EXERCISE DETAILS: Drop every picture. Then return, exactly, the lines from the beginning of the listing below through the one containing "import plotly.graph_objects as go".
----
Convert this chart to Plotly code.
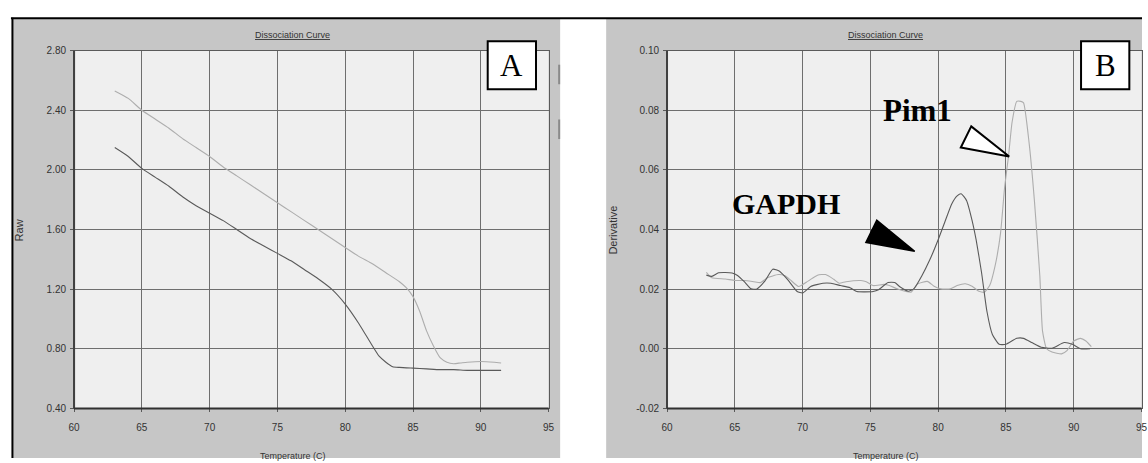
import plotly.graph_objects as go

# ---------------- data ----------------
# Panel A: raw fluorescence vs temperature
temp_raw_pim1 = [63, 64, 65, 66, 67, 68, 69, 70, 71, 72, 73, 74, 75, 76, 77, 78, 79, 80,
                 81, 82, 83, 84, 84.5, 85, 85.5, 86, 86.5, 87, 87.5, 88, 88.5, 89, 90, 91, 91.5]
raw_pim1 = [2.53, 2.48, 2.40, 2.34, 2.28, 2.21, 2.15, 2.09, 2.02, 1.96, 1.90, 1.84, 1.78, 1.72,
            1.66, 1.60, 1.54, 1.48, 1.42, 1.37, 1.31, 1.25, 1.21, 1.15, 1.05, 0.92, 0.82, 0.74,
            0.71, 0.70, 0.705, 0.71, 0.715, 0.71, 0.705]

temp_raw_gapdh = [63, 64, 65, 66, 67, 68, 69, 70, 71, 72, 73, 74, 75, 76, 77, 78, 79, 80,
                  81, 82, 82.5, 83, 83.5, 84, 85, 86, 87, 88, 89, 90, 91.5]
raw_gapdh = [2.15, 2.09, 2.01, 1.95, 1.89, 1.82, 1.76, 1.71, 1.66, 1.60, 1.54, 1.49, 1.44, 1.39,
             1.33, 1.27, 1.20, 1.10, 0.97, 0.82, 0.75, 0.71, 0.68, 0.675, 0.67, 0.665, 0.66,
             0.66, 0.655, 0.655, 0.655]

# Panel B: derivative vs temperature
temp_der_gapdh = [62.9, 63.3, 63.8, 64.3, 64.8, 65.2, 65.7, 66.2, 66.6, 67.2, 67.8, 68.3, 68.9,
                  69.6, 70.0, 70.6, 71.5, 72.1, 72.8, 73.5, 74.0, 74.6, 75.2, 75.6, 76.3, 76.8,
                  77.2, 77.8, 78.2, 78.8, 79.4, 80.0, 80.5, 81.0, 81.4, 81.7, 82.1, 82.5, 82.8,
                  83.2, 83.6, 84.0, 84.5, 85.0, 85.8, 86.3, 86.9, 87.6, 88.4, 89.3, 89.9, 90.5, 91.2]
der_gapdh = [0.0247, 0.0243, 0.0255, 0.0256, 0.0254, 0.0246, 0.0225, 0.0201, 0.0200, 0.0226,
             0.0267, 0.0260, 0.0232, 0.0192, 0.0187, 0.0209, 0.0220, 0.0220, 0.0212, 0.0205,
             0.0192, 0.0191, 0.0192, 0.0198, 0.0222, 0.0222, 0.0207, 0.0193, 0.0201, 0.0245,
             0.0300, 0.0366, 0.0426, 0.0486, 0.0513, 0.0520, 0.0497, 0.0431, 0.0366, 0.0256,
             0.0125, 0.0048, 0.0015, 0.0015, 0.0035, 0.0035, 0.0021, 0.0005, 0.0002, 0.0021,
             0.0015, 0.0000, 0.0000]

temp_der_pim1 = [62.9, 63.3, 64.3, 65.0, 65.7, 66.4, 66.9, 67.4, 68.2, 68.7, 69.1, 69.7, 70.4,
                 71.1, 71.7, 72.3, 72.7, 73.2, 74.3, 74.7, 75.2, 76.0, 76.4, 77.0, 78.0, 78.5,
                 79.2, 79.7, 80.2, 80.9, 81.4, 82.0, 82.5, 83.0, 83.4, 83.8, 84.2, 84.6, 84.9,
                 85.2, 85.45, 85.8, 86.1, 86.3, 86.7, 87.1, 87.5, 87.7, 88.0, 88.4, 89.1, 89.5,
                 90.0, 90.5, 90.9, 91.3]
der_pim1 = [0.0256, 0.0238, 0.0234, 0.0229, 0.0229, 0.0225, 0.0222, 0.0238, 0.0249, 0.0245,
            0.0231, 0.0209, 0.0227, 0.0247, 0.0249, 0.0233, 0.0220, 0.0225, 0.0229, 0.0225,
            0.0212, 0.0216, 0.0212, 0.0201, 0.0190, 0.0218, 0.0226, 0.0210, 0.0201, 0.0201,
            0.0212, 0.0218, 0.0210, 0.0193, 0.0190, 0.0212, 0.0278, 0.0387, 0.0540, 0.0650,
            0.0759, 0.0830, 0.0830, 0.0825, 0.0694, 0.0497, 0.0245, 0.0059, 0.0000, -0.0011,
            -0.0017, -0.0006, 0.0026, 0.0035, 0.0026, 0.0007]

x_ticks = [60, 65, 70, 75, 80, 85, 90, 95]
raw_ticks = [0.40, 0.80, 1.20, 1.60, 2.00, 2.40, 2.80]
raw_ticklabels = ["0.40", "0.80", "1.20", "1.60", "2.00", "2.40", "2.80"]
der_ticks = [-0.02, 0.00, 0.02, 0.04, 0.06, 0.08, 0.10]
der_ticklabels = ["-0.02", "0.00", "0.02", "0.04", "0.06", "0.08", "0.10"]
x_range = [60, 95]
raw_range = [0.40, 2.80]
der_range = [-0.02, 0.10]

# ---------------- styling ----------------
W, H = 1148, 463
LIGHT = "#adadad"
DARK = "#5a5a5a"
PANEL = "#c6c6c6"
PLOTBG = "#efefef"
GRID = "#6e6e6e"
SANS = "Liberation Sans, Arial, sans-serif"
SERIF = "Liberation Serif, Times New Roman, serif"

def px(xp):
    return xp / W

def py(yp):
    return 1 - yp / H

xdomA = [px(68.8), px(548.3)]
xdomB = [px(668.0), px(1147.5)]
ydom = [py(412.3), py(46.7)]

fig = go.Figure()
line_kw = dict(width=1.1, shape="spline", smoothing=0.5)
fig.add_trace(go.Scatter(x=temp_raw_pim1, y=raw_pim1, mode="lines", name="Pim1",
                         line=dict(color=LIGHT, **line_kw), xaxis="x", yaxis="y"))
fig.add_trace(go.Scatter(x=temp_raw_gapdh, y=raw_gapdh, mode="lines", name="GAPDH",
                         line=dict(color=DARK, **line_kw), xaxis="x", yaxis="y"))
fig.add_trace(go.Scatter(x=temp_der_pim1, y=der_pim1, mode="lines", name="Pim1",
                         line=dict(color=LIGHT, **line_kw), xaxis="x2", yaxis="y2"))
fig.add_trace(go.Scatter(x=temp_der_gapdh, y=der_gapdh, mode="lines", name="GAPDH",
                         line=dict(color=DARK, **line_kw), xaxis="x2", yaxis="y2"))

axis_common = dict(showgrid=True, gridcolor=GRID, gridwidth=1, zeroline=False,
                   showline=True, mirror=True, linecolor="#5a5a5a", linewidth=1,
                   ticks="outside", ticklen=3, tickcolor="#5a5a5a",
                   tickfont=dict(family=SANS, size=10, color="#333333"))

fig.update_layout(
    width=W, height=H, margin=dict(l=0, r=0, t=0, b=0),
    paper_bgcolor="white", plot_bgcolor=PLOTBG, showlegend=False,
    xaxis=dict(domain=xdomA, range=x_range, tickvals=x_ticks, anchor="y", ticklabelstandoff=7, **axis_common),
    yaxis=dict(domain=ydom, range=raw_range, tickvals=raw_ticks, ticktext=raw_ticklabels, anchor="x",
               ticklabelstandoff=2, **axis_common),
    xaxis2=dict(domain=xdomB, range=x_range, tickvals=x_ticks, anchor="y2", ticklabelstandoff=7, **axis_common),
    yaxis2=dict(domain=ydom, range=der_range, tickvals=der_ticks, ticktext=der_ticklabels, anchor="x2",
                ticklabelstandoff=2, **axis_common),
)

shapes = []
# window frames / backgrounds
shapes.append(dict(type="rect", xref="paper", yref="paper", x0=px(7), x1=px(560), y0=0, y1=py(14),
                   fillcolor=PANEL, line=dict(width=0), layer="below"))
shapes.append(dict(type="rect", xref="paper", yref="paper", x0=px(606.5), x1=1, y0=0, y1=py(14),
                   fillcolor=PANEL, line=dict(width=0), layer="below"))
shapes.append(dict(type="line", xref="paper", yref="paper", x0=px(5), x1=1, y0=py(13.5), y1=py(13.5),
                   line=dict(color="black", width=2), layer="below"))
shapes.append(dict(type="line", xref="paper", yref="paper", x0=px(6.5), x1=px(6.5), y0=0, y1=py(13),
                   line=dict(color="black", width=2), layer="below"))
for (y0p, y1p) in [(61, 81), (117, 137)]:
    shapes.append(dict(type="line", xref="paper", yref="paper", x0=px(559), x1=px(559),
                       y0=py(y1p), y1=py(y0p), line=dict(color="#8a8a8a", width=2), layer="below"))
# plot backgrounds
for xr, yr in [("x", "y"), ("x2", "y2")]:
    shapes.append(dict(type="rect", xref=xr + " domain", yref=yr + " domain", x0=0, x1=1, y0=0, y1=1,
                       fillcolor=PLOTBG, line=dict(width=0), layer="below"))
    # darker left / bottom axis lines
    shapes.append(dict(type="line", xref=xr + " domain", yref=yr + " domain", x0=0, x1=0, y0=0, y1=1,
                       line=dict(color="#404040", width=2), layer="above"))
    shapes.append(dict(type="line", xref=xr + " domain", yref=yr + " domain", x0=0, x1=1, y0=0, y1=0,
                       line=dict(color="#303030", width=2), layer="above"))

# panel label boxes
for x0p in [486.8, 1086.4]:
    shapes.append(dict(type="rect", xref="paper", yref="paper", x0=px(x0p), x1=px(x0p + 48.8),
                       y0=py(86), y1=py(37), fillcolor="white", line=dict(color="black", width=2)))

# arrowheads in panel B
shapes.append(dict(type="path", xref="x2", yref="y2",
                   path="M 75.47,0.0431 L 74.67,0.0357 L 78.27,0.0327 Z",
                   fillcolor="black", line=dict(color="black", width=1.5)))
shapes.append(dict(type="path", xref="x2", yref="y2",
                   path="M 82.44,0.0746 L 81.67,0.0675 L 85.24,0.0645 Z",
                   fillcolor="white", line=dict(color="black", width=2)))
fig.update_layout(shapes=shapes)

ann = []
for cx in [290.0, 889.2]:
    ann.append(dict(text="<u>Dissociation Curve</u>", xref="paper", yref="paper", x=px(cx), y=py(30.5),
                    showarrow=False, xanchor="center", yanchor="middle",
                    font=dict(family=SANS, size=9, color="#333333")))
    ann.append(dict(text="Temperature (C)", xref="paper", yref="paper", x=px(cx), y=py(454),
                    showarrow=False, xanchor="center", yanchor="top",
                    font=dict(family=SANS, size=9, color="#333333")))
ann.append(dict(text="Raw", xref="paper", yref="paper", x=px(13.5), y=py(230), textangle=-90,
                showarrow=False, xanchor="center", yanchor="middle",
                font=dict(family=SANS, size=11, color="#333333")))
ann.append(dict(text="Derivative", xref="paper", yref="paper", x=px(613), y=py(230), textangle=-90,
                showarrow=False, xanchor="center", yanchor="middle",
                font=dict(family=SANS, size=11, color="#333333")))
for lab, cx in [("A", 511.2), ("B", 1110.8)]:
    ann.append(dict(text=lab, xref="paper", yref="paper", x=px(cx), y=py(62), showarrow=False,
                    xanchor="center", yanchor="middle",
                    font=dict(family=SERIF, size=31, color="black")))
ann.append(dict(text="<b>Pim1</b>", xref="x2", yref="y2", x=78.5, y=0.0799, showarrow=False,
                xanchor="center", yanchor="middle", font=dict(family=SERIF, size=31, color="black")))
ann.append(dict(text="<b>GAPDH</b>", xref="x2", yref="y2", x=68.74, y=0.0487, showarrow=False,
                xanchor="center", yanchor="middle", font=dict(family=SERIF, size=30, color="black")))
fig.update_layout(annotations=ann)

fig.write_html("out.html", post_script="document.body.style.margin='0';")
----
RIGHT ANSWER:
Convert this chart to Plotly code.
import plotly.graph_objects as go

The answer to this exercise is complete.